Big Brother doesn’t need to be harsh, but he needs to have presence - the firm, consistent tone from the Nick Colquhoun era is often cited as a necessary addition to blend into Pete Cunningham's current Big Brother character. Right now, BB feels more like another housemate than the omnipresent force that defines the format.

5. The Live Shows: Rushed, Underdeveloped, and Lacking Structure

The live shows are where the reboot feels the most uncertain:
  • Segments feel loosely planned or unevenly paced.
  • Live content is minimal within an otherwise pre-recorded format.
  • Mel is a terrific host but isn’t being given room to shine - her involvement is brief and transitional.
  • Eviction nights lack ceremony, transparency, and emotional weight.
  • Interviews feel lackluster and superficial, and the stakes don’t translate.
Even industry professionals - including former BB staff - have noted this publicly online.

6. House Design, Creative Cohesion, and Casting Balance

While the house is understandably constrained by budget and location, several issues consistently come up:
  • Bright, “kindergarten” styling and exposed cameras encourage performance over authenticity. Returning hotheads to being hidden behind mirrors would significantly improve authenticity.
  • Patrons of the theme park rides being visible to housemates undercuts the isolation concept.
  • The show lacks a unified creative identity across graphics, music, titles, and tasks.
  • Casting is strong in diversity but overly weighted toward “blokey” male personalities who quickly dominate dynamics.
Some housemates’ extreme or controversial views have raised questions about casting vetting - and the reliance on casting influencers and/or rejected reality contestants feels at odds with the show’s social-experiment roots.

7. The Core Issue: A Bait-and-Switch Between Promise and Reality

The campaign sold a confident, authentic homecoming.
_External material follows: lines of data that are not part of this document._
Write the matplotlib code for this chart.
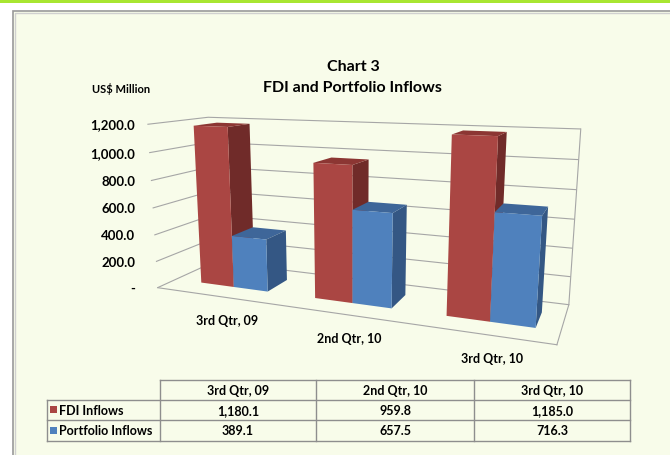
import matplotlib
matplotlib.use("Agg")
import matplotlib.pyplot as plt
from matplotlib.patches import Rectangle
from mpl_toolkits.mplot3d import proj3d

# -----------------------------------
# DATA
# -----------------------------------
categories = ["3rd Qtr, 09", "2nd Qtr, 10", "3rd Qtr, 10"]
fdi_inflows = [1180.1, 959.8, 1185.0]
portfolio_inflows = [389.1, 657.5, 716.3]
series_names = ["FDI Inflows", "Portfolio Inflows"]
z_ticks = [0, 200, 400, 600, 800, 1000, 1200]
z_tick_labels = ["-", "200.0", "400.0", "600.0", "800.0", "1,000.0", "1,200.0"]

# -----------------------------------
# STYLE
# -----------------------------------
plt.rcParams['font.family'] = ['Lato', 'DejaVu Sans']
plt.rcParams['font.weight'] = 'bold'

cream = "#F8FCEA"
grid_gray = "#A6A6A6"
hidden = (0, 0, 0, 0)
# face colours: bottom, top, front, back, left, right
red_faces = [hidden, "#8C3633", "#AA4643", hidden, hidden, "#702B29"]
blue_faces = [hidden, "#3E6699", "#4F81BD", hidden, hidden, "#345784"]

fig = plt.figure(figsize=(6.7, 4.56), dpi=100)

# -----------------------------------
# BACKGROUND, FRAME AND TABLE (pixel axes)
# -----------------------------------
bg = fig.add_axes([0, 0, 1, 1])
bg.set_xlim(0, 670)
bg.set_ylim(456, 0)
bg.axis('off')

bg.add_patch(Rectangle((0, 0), 670, 4, color="#A8E631", lw=0))
bg.add_patch(Rectangle((12.5, 11.5), 700, 500, facecolor=cream,
                       edgecolor="#9A9A9A", lw=1.2))
bg.add_patch(Rectangle((14.5, 13.5), 700, 500, facecolor="none",
                       edgecolor="#D0D0D0", lw=1.0))

bg.text(353, 67, "Chart 3", ha='center', va='center', fontsize=11.5)
bg.text(352, 88, "FDI and Portfolio Inflows", ha='center', va='center', fontsize=11.5)
bg.text(121, 89, "US$ Million", ha='center', va='center', fontsize=8)

# table
col_edges = [160, 316, 474, 630]
row_edges = [381, 401, 421, 442]
label_left = 47
line_kw = dict(color="#8E8E8E", lw=1.0)

bg.plot([col_edges[0], col_edges[-1]], [row_edges[0], row_edges[0]], **line_kw)
for y in row_edges[1:]:
    bg.plot([label_left, col_edges[-1]], [y, y], **line_kw)
bg.plot([label_left, label_left], [row_edges[1], row_edges[-1]], **line_kw)
for x in col_edges:
    bg.plot([x, x], [row_edges[0], row_edges[-1]], **line_kw)

table_values = [fdi_inflows, portfolio_inflows]
swatches = [red_faces[2], blue_faces[2]]
for j, cat in enumerate(categories):
    xc = (col_edges[j] + col_edges[j + 1]) / 2
    bg.text(xc, (row_edges[0] + row_edges[1]) / 2, cat,
            ha='center', va='center', fontsize=9)
for r, name in enumerate(series_names):
    yc = (row_edges[r + 1] + row_edges[r + 2]) / 2
    bg.add_patch(Rectangle((50, yc - 3.5), 7, 7, color=swatches[r], lw=0))
    bg.text(59, yc, name, ha='left', va='center', fontsize=9)
    for j, v in enumerate(table_values[r]):
        xc = (col_edges[j] + col_edges[j + 1]) / 2
        bg.text(xc, yc, f"{v:,.1f}", ha='center', va='center', fontsize=9)

# -----------------------------------
# 3D COLUMN CHART
# -----------------------------------
ax = fig.add_axes([0.125, 0.2114, 0.80, 0.62], projection='3d')
ax.patch.set_alpha(0)
ax.set_proj_type('persp', focal_length=0.45)
ax.view_init(elev=12, azim=-68)
ax.set_box_aspect((3.8, 1.0, 1.6), zoom=1.575)
ax.set_xlim(0, 3)
ax.set_ylim(0, 1)
ax.set_zlim(0, 1200)
ax.computed_zorder = False

for axis in (ax.xaxis, ax.yaxis, ax.zaxis):
    axis.set_pane_color((1, 1, 1, 0))
    axis.pane.set_edgecolor((1, 1, 1, 0))
    axis.line.set_color(grid_gray)
    axis.line.set_linewidth(0.8)
    axis._axinfo['grid'].update(color=grid_gray, linewidth=0.8)
    axis._axinfo['tick'].update(inward_factor=0, outward_factor=0)

ax.set_xticks([])
ax.set_yticks([])
ax.set_zticks(z_ticks)
ax.set_zticklabels([])

bar_w = 0.3
bar_x0 = 0.24
bar_y, bar_d = 0.3, 0.4
zo = 1
# draw far (left) to near (right)
for i in range(len(categories)):
    for k, (vals, faces) in enumerate([(fdi_inflows, red_faces), (portfolio_inflows, blue_faces)]):
        bars = ax.bar3d(i + bar_x0 + k * bar_w, bar_y, 0, bar_w, bar_d, vals[i],
                        color=faces, shade=False, edgecolor='none', zorder=zo)
        bars.set_clip_on(False)
        zo += 1

# labels placed from projected 3D positions
fig.canvas.draw()
M = ax.get_proj()


def to_px(x, y, z):
    xs, ys, _ = proj3d.proj_transform(x, y, z, M)
    dx, dy = ax.transData.transform((xs, ys))
    return dx, 456 - dy


x_top, _ = to_px(0, 0, z_ticks[-1])
for z, lab in zip(z_ticks, z_tick_labels):
    _, py = to_px(0, 0, z)
    bg.text(x_top - 12, py, lab, ha='right', va='center', fontsize=9.5)

for i, cat in enumerate(categories):
    px, py = to_px(i + 0.5, 0, 0)
    bg.text(px + 15, py + 25, cat, ha='center', va='center', fontsize=9)

fig.savefig("out.png", dpi=100)
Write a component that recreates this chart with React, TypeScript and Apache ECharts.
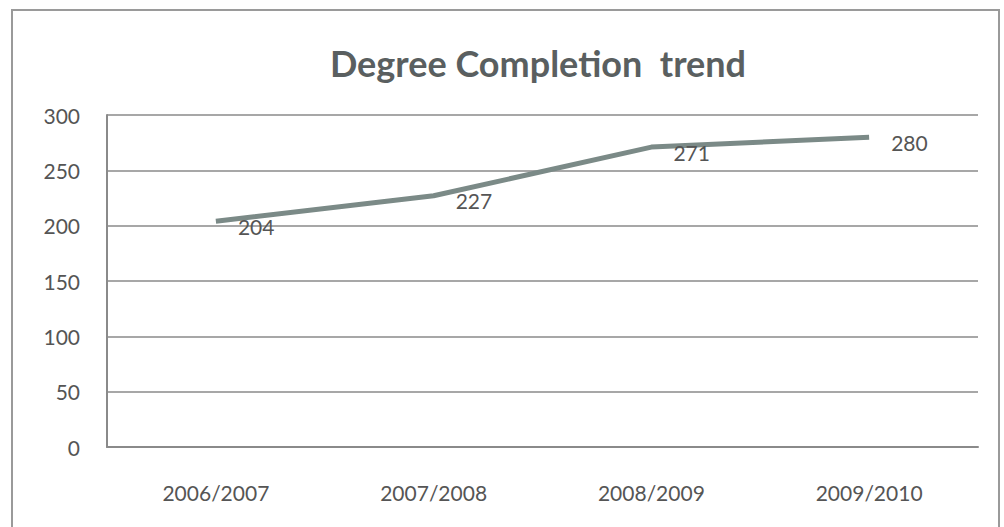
import React, { useEffect, useRef } from "react";
import * as echarts from "echarts";

const categories = ["2006/2007", "2007/2008", "2008/2009", "2009/2010"];
const values = [204, 227, 271, 280];
const yTicks = { min: 0, max: 300, interval: 50 };
const titleText = "Degree Completion  trend";

export default function App() {
  const ref = useRef<HTMLDivElement>(null);
  useEffect(() => {
    document.body.style.margin = "0";
    const chart = echarts.init(ref.current!, null, { renderer: "svg" });
    const font = "Lato, 'Open Sans', sans-serif";
    chart.setOption({
      animation: false,
      backgroundColor: "#ffffff",
      title: {
        text: titleText,
        left: 533,
        textAlign: "center",
        top: 40,
        textStyle: { fontFamily: font, fontWeight: "bold", fontSize: 36, color: "#5a5f60" },
      },
      graphic: [
        {
          type: "rect",
          shape: { x: 12, y: 10, width: 987, height: 530 },
          style: { fill: "none", stroke: "#9a9a9a", lineWidth: 2 },
          silent: true,
        },
      ],
      grid: { left: 107, right: 26, top: 115, bottom: 80 },
      xAxis: {
        type: "category",
        data: categories,
        boundaryGap: true,
        axisLine: { show: true, lineStyle: { color: "#8a8a8a", width: 2 } },
        axisTick: { show: false },
        axisLabel: { fontFamily: font, fontSize: 21, color: "#555", margin: 35 },
      },
      yAxis: {
        type: "value",
        min: yTicks.min,
        max: yTicks.max,
        interval: yTicks.interval,
        axisLine: { show: true, lineStyle: { color: "#8a8a8a", width: 2 } },
        axisTick: { show: false },
        axisLabel: { fontFamily: font, fontSize: 21, color: "#555", margin: 27 },
        splitLine: { lineStyle: { color: "#8a8a8a", width: 1.5 } },
      },
      series: [
        {
          type: "line",
          data: values,
          symbol: "circle",
          symbolSize: 0,
          showSymbol: true,
          itemStyle: { color: "#7b8a87", opacity: 0 },
          lineStyle: { color: "#7b8a87", width: 5 },
          label: {
            show: true,
            position: "right",
            distance: 22,
            offset: [0, 5],
            fontFamily: font,
            fontSize: 21,
            color: "#555",
            opacity: 1,
          },
        },
      ],
    });
    return () => chart.dispose();
  }, []);
  return <div ref={ref} style={{ width: 1004, height: 527 }} />;
}
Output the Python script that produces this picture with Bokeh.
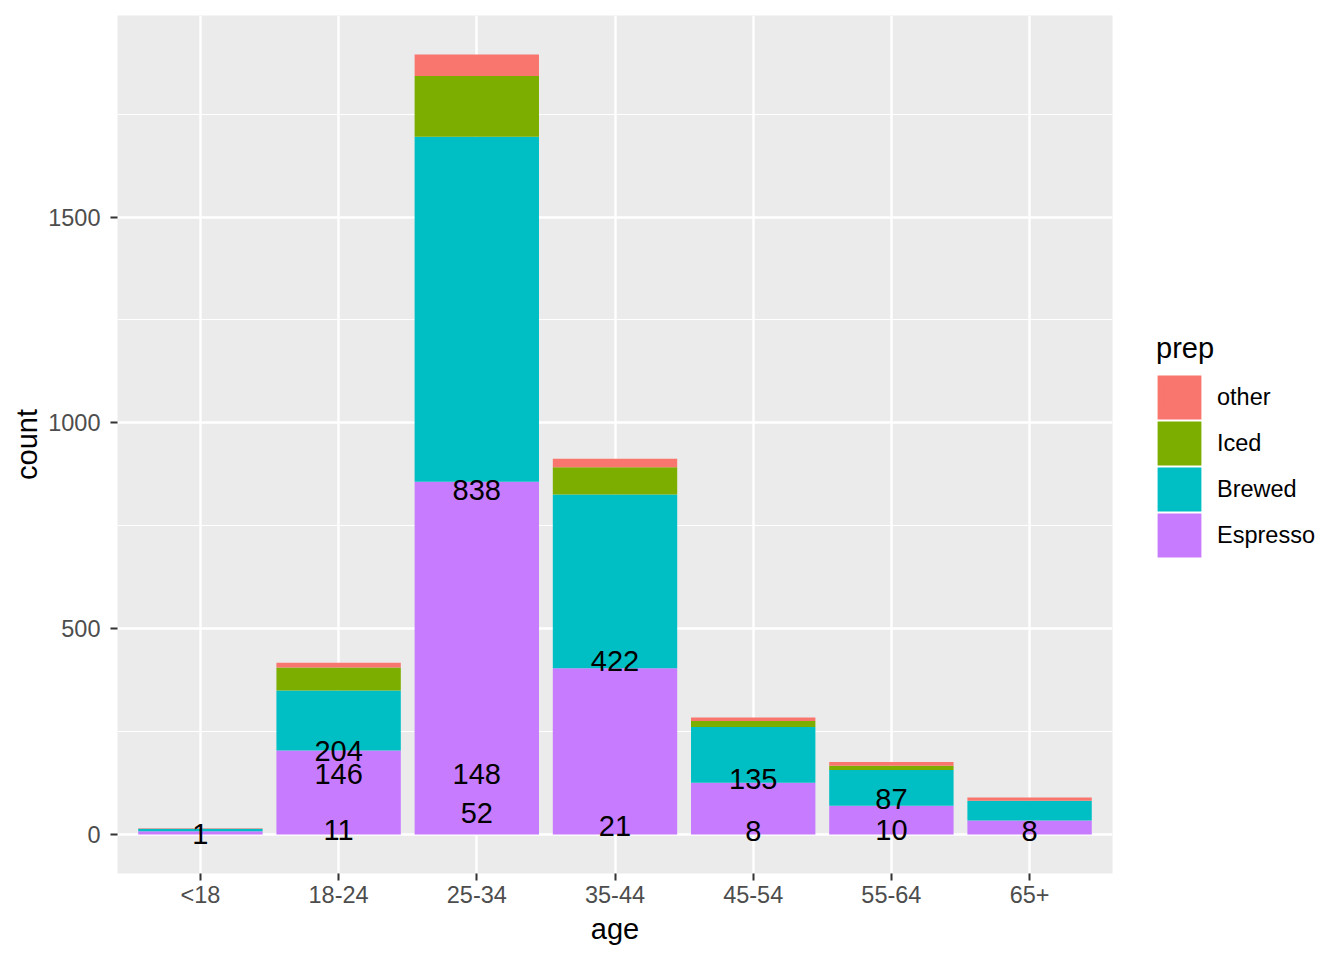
from bokeh.plotting import figure
from bokeh.models import ColumnDataSource, FactorRange, Range1d, FixedTicker, Legend, LegendItem
from bokeh.core.properties import value
from bokeh.embed import file_html
from bokeh.resources import INLINE

# ---- data ----
ages = ["<18", "18-24", "25-34", "35-44", "45-54", "55-64", "65+"]
espresso = [8, 204, 857, 404, 126, 70, 34]
brewed = [6, 146, 838, 422, 135, 87, 48]
iced = [0, 56, 148, 66, 15, 10, 0]
other = [1, 11, 52, 21, 8, 9, 8]

preps = ["Espresso", "Brewed", "Iced", "other"]
prep_colors = ["#C77CFF", "#00BFC4", "#7CAE00", "#F8766D"]

label_age = ["<18", "18-24", "18-24", "18-24", "25-34", "25-34", "25-34",
             "35-44", "35-44", "45-54", "45-54", "55-64", "55-64", "65+"]
label_n = [1, 204, 146, 11, 838, 148, 52, 422, 21, 135, 8, 87, 10, 8]

y_major = [0, 500, 1000, 1500]
y_minor = [250, 750, 1250, 1750]

FONT = "Liberation Sans"

src = ColumnDataSource(dict(age=ages, Espresso=espresso, Brewed=brewed, Iced=iced, other=other))
lab_src = ColumnDataSource(dict(age=label_age, n=label_n, txt=[str(v) for v in label_n]))

totals = [a + b + c + d for a, b, c, d in zip(espresso, brewed, iced, other)]
ymax = max(totals)

p = figure(
    x_range=FactorRange(factors=ages, range_padding=0.2 / len(ages)),
    y_range=Range1d(-0.05 * ymax, 1.05 * ymax),
    frame_width=995, frame_height=858,
    min_border_left=117, min_border_right=216, min_border_top=15, min_border_bottom=79,
    output_backend="svg", toolbar_location=None,
)

renderers = p.vbar_stack(preps, x="age", width=0.9, source=src,
                         fill_color=prep_colors, line_color=None)

p.text(x="age", y="n", text="txt", source=lab_src,
       text_font=value(FONT), text_font_size=value("29px"), text_color="black",
       text_align="center", text_baseline="middle")

# legend keys: hidden stand-in glyphs, outlined so that each key square fills
# its slot like ggplot's keys
key_renderers = []
for name, c in zip(preps, prep_colors):
    kr = p.vbar(x="age", top=name, width=0.9, source=src, visible=False,
                fill_color=c, line_color=c, line_width=7, line_join="miter")
    key_renderers.append(kr)

items = [LegendItem(label=n, renderers=[r]) for n, r in reversed(list(zip(preps, key_renderers)))]
legend = Legend(items=items, title="prep", location=(44, 315), margin=0, padding=0,
                glyph_width=46, glyph_height=46, label_height=46, spacing=0,
                label_standoff=15, border_line_color=None, background_fill_alpha=0,
                inactive_fill_alpha=0, click_policy="none",
                label_text_font=FONT, label_text_font_size="23.5px", label_text_color="black",
                title_text_font=FONT, title_text_font_size="29px", title_text_font_style="normal",
                title_text_color="black", title_standoff=9)
p.add_layout(legend, "right")

# axes
for ax in (p.xaxis, p.yaxis):
    ax.axis_line_color = None
    ax.major_tick_line_color = "#333333"
    ax.major_tick_line_width = 2
    ax.major_tick_out = 7
    ax.major_tick_in = 0
    ax.minor_tick_line_color = None
    ax.major_label_text_font = FONT
    ax.major_label_text_font_size = "23.5px"
    ax.major_label_text_color = "#4D4D4D"
    ax.axis_label_text_font = FONT
    ax.axis_label_text_font_size = "29px"
    ax.axis_label_text_font_style = "normal"
    ax.axis_label_text_color = "black"

p.xaxis.axis_label = "age"
p.yaxis.axis_label = "count"
p.yaxis.ticker = FixedTicker(ticks=y_major, minor_ticks=y_minor)
p.xaxis.major_label_standoff = 1
p.xaxis.axis_label_standoff = 2
p.yaxis.major_label_standoff = 10
p.yaxis.axis_label_standoff = 2

p.background_fill_color = "#EBEBEB"
p.border_fill_color = "white"
p.outline_line_color = None
p.xgrid.grid_line_color = "white"
p.xgrid.grid_line_width = 2.4
p.ygrid.grid_line_color = "white"
p.ygrid.grid_line_width = 2.4
p.ygrid.minor_grid_line_color = "white"
p.ygrid.minor_grid_line_width = 1.2

open("out.html", "w").write(file_html(p, INLINE))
The new series feels like a hybrid of Channel 7 and Channel 9 styled reality with a Big Brother wrapper. It’s not that this new direction is inherently bad - it simply doesn’t match what was promised.

8. The Positive: The Show Can Succeed With Small Adjustments

I want to emphasise that there are strong elements:
  • Mel is fantastic. Mike being back is a huge plus.
  • The cast is likeable and interesting.
  • The live feed proves the format still works beautifully.
  • The team is listening to viewer feedback - small improvements in recent episodes are noticeable.
  • The marketing reignited public interest in a way few revivals manage to achieve.
Most of the improvements needed aren’t expensive or cost any money at all. Many are editorial or structural:
  • Allow conversations room to breathe.
  • Trust the cast and the format.
  • Reduce editorial steering and over-scoring.
  • Strengthen Big Brother’s authority and consistency.
  • Give live shows more structure and significance.
  • Unify the creative identity (graphics, the original eye used during most of your promotional material, titles, music, BB persona).
  • Honour the authenticity that the livestream already proves is engaging.
Final Thought

I hope this message is received in the spirit intended: from someone who loves Big Brother, has watched since the beginning, and genuinely wants this revival to thrive.

With a clearer creative vision and a return to the authenticity the campaign so successfully celebrated, Big Brother Australia could easily deliver the homecoming fans were ready to embrace.

Thank you for your time, your work, and for bringing the show back.